Outcome 1: Effective Written Communication
Outcome 1: Effective Written Communication includes the ability to compose a quality written document on a collegiate level. This includes the following characteristics:
- Development of a Central Idea
- Diction
- Organization
- Support
- Sentence Structure
- Grammar and Mechanics
Outcome 2: Quantitative Reasoning
Outcome 2: Quantitative Reasoning refers to the ability to analyze information when presented either numerically, or in formulas, graphs, or tables, and to critically evaluate and interpret that information for solving problems, making predictions, or drawing conclusions.
Students who demonstrate quantitative reasoning skills will be able to:
- Identify relevant mathematical information, and select appropriate methods to answer questions of a numerical nature.
- Express and/or evaluate quantitative relationships using graphs, charts, or formulas.
- Evaluate representations and inferences that are based on quantitative information, and recognize questionable values or assertions.
Outcome 3: Diversity Awareness
Outcome 3: Diversity Awareness is a mindset characterized by one’s willingness to work toward a climate of mutual respect and acceptance of individual differences that include race, culture, ethnicity, gender, sexual orientation, socioeconomic status, age, physical and cognitive abilities, spiritual beliefs, political beliefs, and other ideologies.
Objectives:
- Evaluate the effect that Rose State College’s classes, events, workshops, and programs have had in heightening awareness, knowledge, or appreciation of people who represent a different race, ethnicity, gender, sexual orientation, physical or cognitive ability, spiritual belief, or political belief or ideology.

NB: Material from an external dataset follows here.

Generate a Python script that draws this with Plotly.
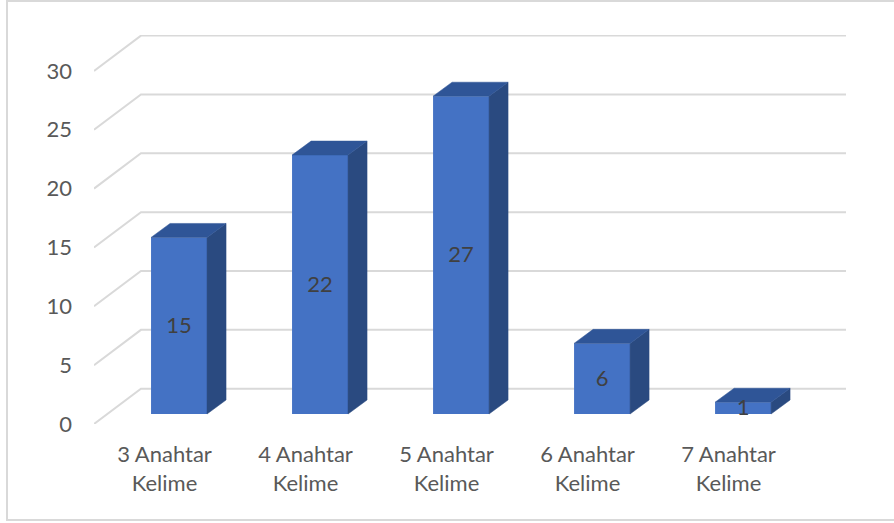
import plotly.graph_objects as go

categories = ["3 Anahtar<br>Kelime", "4 Anahtar<br>Kelime", "5 Anahtar<br>Kelime",
              "6 Anahtar<br>Kelime", "7 Anahtar<br>Kelime"]
values = [15, 22, 27, 6, 1]
y_ticks = [0, 5, 10, 15, 20, 25, 30]

# fake 3D: offsets in axis units (x in categories, y in value units)
WALL_DX, WALL_DY = 0.333, 3.0
BAR_DX, BAR_DY = 0.103, 0.85
DEPTH_DX, DEPTH_DY = 0.135, 1.19
BAR_W = 0.397
LABEL_DY = -0.15

FRONT = "#4472C4"
SIDE = "#2A4A80"
TOP = "#2F5597"
GRID = "#D9D9D9"
FONT = "Lato"

fig = go.Figure()
n = len(categories)

# side and top faces of the bars
for i, v in enumerate(values):
    left = i + 0.5 + BAR_DX - BAR_W / 2
    right = left + BAR_W
    bottom = BAR_DY
    top = BAR_DY + v
    fig.add_trace(go.Scatter(
        x=[right, right + DEPTH_DX, right + DEPTH_DX, right, right],
        y=[bottom, bottom + DEPTH_DY, top + DEPTH_DY, top, bottom],
        mode="lines", fill="toself", fillcolor=SIDE,
        line=dict(color=SIDE, width=0.5),
        hoverinfo="skip", showlegend=False,
    ))
    fig.add_trace(go.Scatter(
        x=[left, left + DEPTH_DX, right + DEPTH_DX, right, left],
        y=[top, top + DEPTH_DY, top + DEPTH_DY, top, top],
        mode="lines", fill="toself", fillcolor=TOP,
        line=dict(color=TOP, width=0.5),
        hoverinfo="skip", showlegend=False,
    ))

# front faces
x_centres = [i + 0.5 + BAR_DX for i in range(n)]
fig.add_trace(go.Bar(
    x=x_centres,
    y=values,
    base=[BAR_DY] * n,
    width=BAR_W,
    marker=dict(color=FRONT, line=dict(width=0)),
    showlegend=False,
))

# value labels
fig.add_trace(go.Scatter(
    x=x_centres,
    y=[BAR_DY + v / 2 + LABEL_DY for v in values],
    text=[str(v) for v in values],
    mode="text",
    textposition="middle center",
    textfont=dict(family=FONT, size=22, color="#404040"),
    hoverinfo="skip",
    showlegend=False,
))

# wall lines with the diagonal down to the front of the floor, under the bars
shapes = []
for t in y_ticks:
    shapes.append(dict(
        type="path",
        xref="x", yref="y",
        path=f"M 0,{t} L {WALL_DX},{t + WALL_DY} L {n + WALL_DX},{t + WALL_DY}",
        line=dict(color=GRID, width=2),
        layer="below",
    ))

# chart frame
shapes.append(dict(
    type="rect", xref="paper", yref="paper",
    x0=-87 / 752, x1=1.2, y0=-96 / 389, y1=1 + 34 / 389,
    line=dict(color=GRID, width=2),
    fillcolor="rgba(0,0,0,0)",
    layer="below",
))

fig.update_layout(
    width=894,
    height=523,
    margin=dict(l=94, r=48, t=35, b=99, autoexpand=False),
    paper_bgcolor="white",
    plot_bgcolor="white",
    showlegend=False,
    xaxis=dict(
        range=[0, n + WALL_DX],
        tickmode="array",
        tickvals=[i + 0.5 for i in range(n)],
        ticktext=categories,
        tickfont=dict(family=FONT, size=22, color="#595959"),
        showgrid=False,
        zeroline=False,
        showline=False,
        ticks="",
        ticklabelstandoff=15,
    ),
    yaxis=dict(
        range=[0, 33.05],
        tickmode="array",
        tickvals=y_ticks,
        tickfont=dict(family=FONT, size=22, color="#595959"),
        showgrid=False,
        zeroline=False,
        showline=False,
        ticks="",
        ticklabelstandoff=21,
    ),
    shapes=shapes,
)

fig.write_html(
    "out.html",
    config=dict(displayModeBar=False),
    post_script="document.body.style.margin='0';document.body.style.overflow='hidden';",
)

- Recognize one’s own comfort level when relating to people of various backgrounds and identify resources on campus that might help to raise that comfort level.
- Determine how students’ differences affect their relationships with others at Rose State College.
- Promote an inclusive, open-minded culture that embraces diversity.
- Practice respect for people with qualities and experiences different from one’s own.
- Appraise the value of working cooperatively with people from various backgrounds and life experiences.
- Analyze one’s own perception of discrimination on campus, in the local community, and on the national level.